---------- Supplied data ----------
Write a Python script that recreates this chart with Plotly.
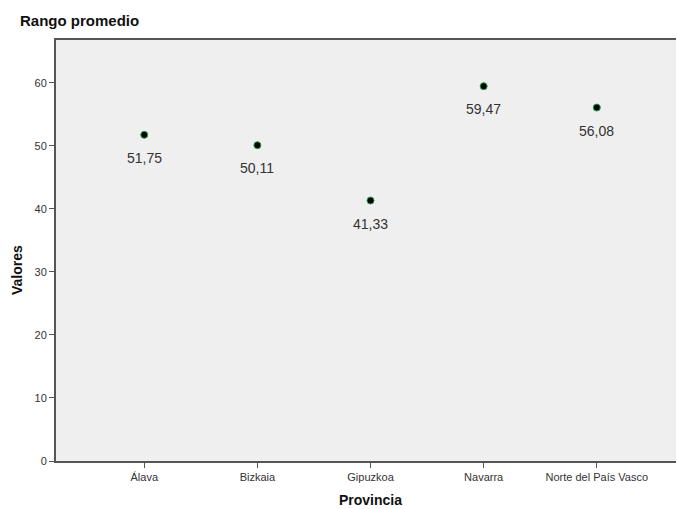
import plotly.graph_objects as go

categories = ["Álava", "Bizkaia", "Gipuzkoa", "Navarra", "Norte del País Vasco"]
values = [51.75, 50.11, 41.33, 59.47, 56.08]
y_ticks = [0, 10, 20, 30, 40, 50, 60]

W, H = 677, 509
fig = go.Figure()
fig.add_trace(go.Scatter(
    x=list(range(len(categories))), y=values, mode="markers",
    marker=dict(color="black", size=7, line=dict(color="#22a050", width=1)),
    hoverinfo="skip", showlegend=False,
))
for i, v in enumerate(values):
    fig.add_annotation(x=i, y=v, text=f"{v:.2f}".replace(".", ","), showarrow=False,
                       yshift=-23, font=dict(size=14, color="#333333"))

# titles as paper-positioned annotations
fig.add_annotation(text="<b>Rango promedio</b>", xref="paper", yref="paper",
                   x=(18 - 56) / (W - 57), y=1 + (40 - 20) / (H - 88),
                   xanchor="left", yanchor="middle", showarrow=False,
                   font=dict(size=15, color="#111111"))
fig.add_annotation(text="<b>Provincia</b>", xref="paper", yref="paper",
                   x=(370 - 56) / (W - 57), y=-(500 - 461) / (H - 88),
                   xanchor="center", yanchor="middle", showarrow=False,
                   font=dict(size=14, color="#111111"))
fig.add_annotation(text="<b>Valores</b>", xref="paper", yref="paper",
                   x=-(56 - 17) / (W - 57), y=(461 - 270) / (H - 88),
                   xanchor="center", yanchor="middle", textangle=-90, showarrow=False,
                   font=dict(size=14, color="#111111"))

font = "Liberation Sans, Arial, sans-serif"
fig.update_layout(
    width=W, height=H,
    margin=dict(l=56, r=1, t=40, b=48, autoexpand=False),
    paper_bgcolor="white", plot_bgcolor="#efefef",
    font=dict(family=font, color="#333333", size=11),
)
fig.update_xaxes(
    range=[-0.78, 4.7], tickvals=list(range(len(categories))), ticktext=categories,
    showgrid=False, zeroline=False, showline=True, linecolor="#555555", linewidth=2,
    mirror=True, ticks="outside", ticklen=5, tickcolor="#555555", tickwidth=1,
    tickfont=dict(size=11, color="#333333"), automargin=False,
)
fig.update_yaxes(
    range=[0, 66.8], tickvals=y_ticks, showgrid=False, zeroline=False,
    showline=True, linecolor="#555555", linewidth=2,
    ticks="outside", ticklen=5, tickcolor="#555555", tickwidth=1,
    tickfont=dict(size=11, color="#333333"), automargin=False,
)
fig.write_html("out.html", config={"displayModeBar": False},
               post_script="document.body.style.margin='0';")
----------
» Stated exercise:
Write out exactly the lines between the start of the data and the line with "y_ticks = [0, 10, 20, 30, 40, 50, 60]", including both, but none of the pictures.

» Output of the task:
Write a Python script that recreates this chart with Plotly.
import plotly.graph_objects as go

categories = ["Álava", "Bizkaia", "Gipuzkoa", "Navarra", "Norte del País Vasco"]
values = [51.75, 50.11, 41.33, 59.47, 56.08]
y_ticks = [0, 10, 20, 30, 40, 50, 60]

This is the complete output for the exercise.